Here's a cool discovery: http://www.dianping.com/, a Chinese equivalent of Yelp. The website is entirely in Simplified Chinese, but thanks to Google translation tools that wasn't a problem. We searched it for some fun restaurants and also it led us to a very decent and well priced foot massage place. Meanwhile, according to Dianping.com, the best restaurant in Beijing is a place called ebeecake. Cake sounded good, and we decided to seek this place out -- especially since the address showed it to be located at the 798 Art Space the day we were going there. Big mistake. Turns out, the right way to read the name of the place is e-Bee-Cake, that is "electronic" cake. When we finally found the right building in the middle of the 798 Art Zone, it turned out to be a wholesale bakery, and they asked us where we wanted our cake delivered. They gave us a pretty catalog with over a dozen titles, and told us that there was a cafe next door that served ebeecake. We found the cafe, but out of all the dozen pretty cakes on the brochure, the cafe was serving cheesecake and tiramisu. We turned up our noses at that, and opted for pizza and ice cream at a cafe down the street.

My other open tabs take me all the way back to Shanghai. Here's a blog by an American guy, Jonathan, that's been really helpful to me in finding the foreign-language bookstores in Shanghai. Jonathan is studying at a university in Nanjing, and his blog is a good source for information about the expat life in China.

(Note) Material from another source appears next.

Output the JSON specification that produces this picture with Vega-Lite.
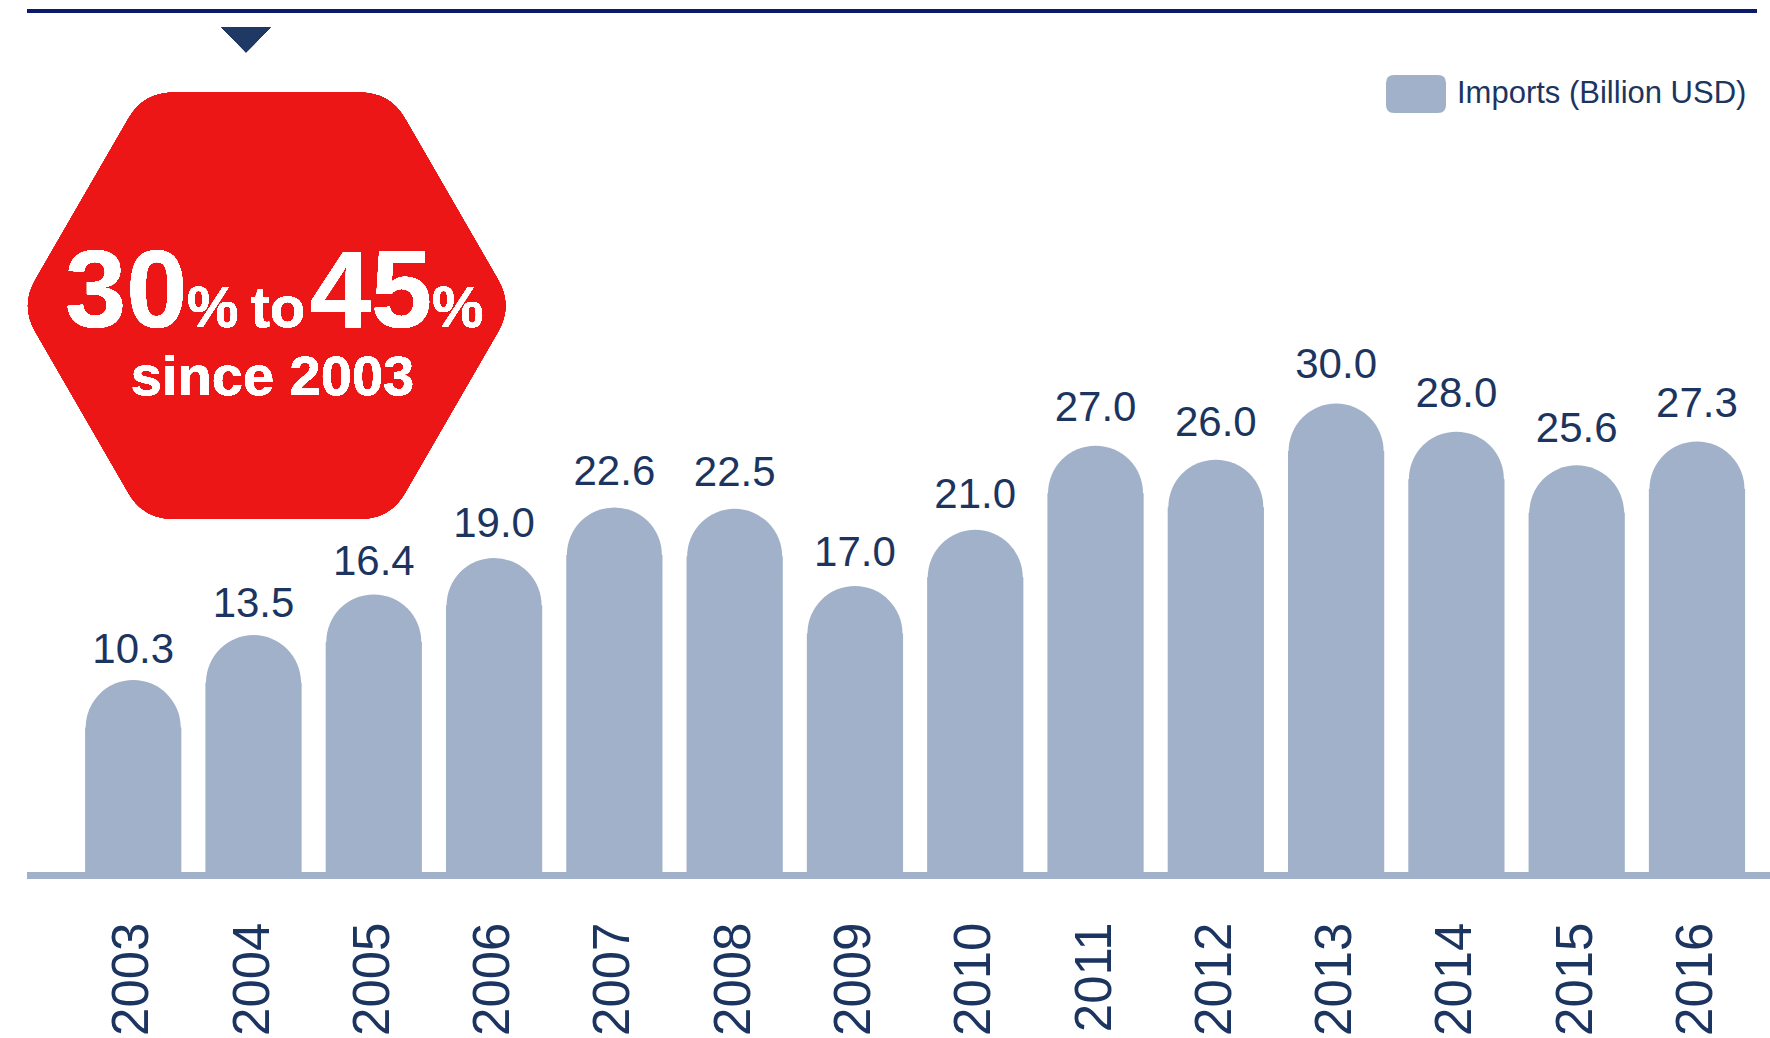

I've added his RSS to my Google Reader.

Dave's coworker, Laura -- she's an interpreter freelancing for Dave's company -- told me the story about the Soong sisters, three very influential women of the 20th C Chinese politics. The eldest of the three, Soong Ai Ling was married to the richest man and a finance minister of China. The middle, Soong Ching Ling was married to the founder of modern China, Dr. Sun Yat Set. And the youngest, Soong May Ling married Chiang Kai Shek. I immediately wanted to know more about them. Apparently, there was a 1997 Hong Kong film made about the three, but what I'm really looking for is a good novel :) While in Shanghai, I went to Soong Ching Ling's residence and memorial, memorial being a museum dedicated to the life of Soong Ching Ling from the point of view of the Communist party. The residence itself was like a small English country house, albeit with a few oddly angled walls. One very neat thing I noticed: she had her typewriter set up in the bathroom, right next to the tub. I wonder what her writing routine was.

Also, while in Shanghai, I walked down Duolun Road, a street famous for many turn of the 20th C writers who lived there. The street is enjoying something of a renaissance these days, and features some new cafes and bookstores and even one Museum of Modern Art. I walked into this museum to discover an exhibit of сontemporary Saudi Arabian art, a part of the World Expo.

Finally (for this mishmash post), David and Cici, our gracious guides through Hangzhou, left me with a list of (popular 20th C) Chinese writers I should check out. I have no idea when I will get to this, but here at least are the names they put down in my notebook: Jin Yong, Wei Si Li, Lin Yu Tang, Zhang Ai Ling, Xiong Yao, Lao She (the only name familiar to me on this list), Ding Ling, Han Han, Bing Xin, Lei Yu, Ba Jing, Guo No Ruo.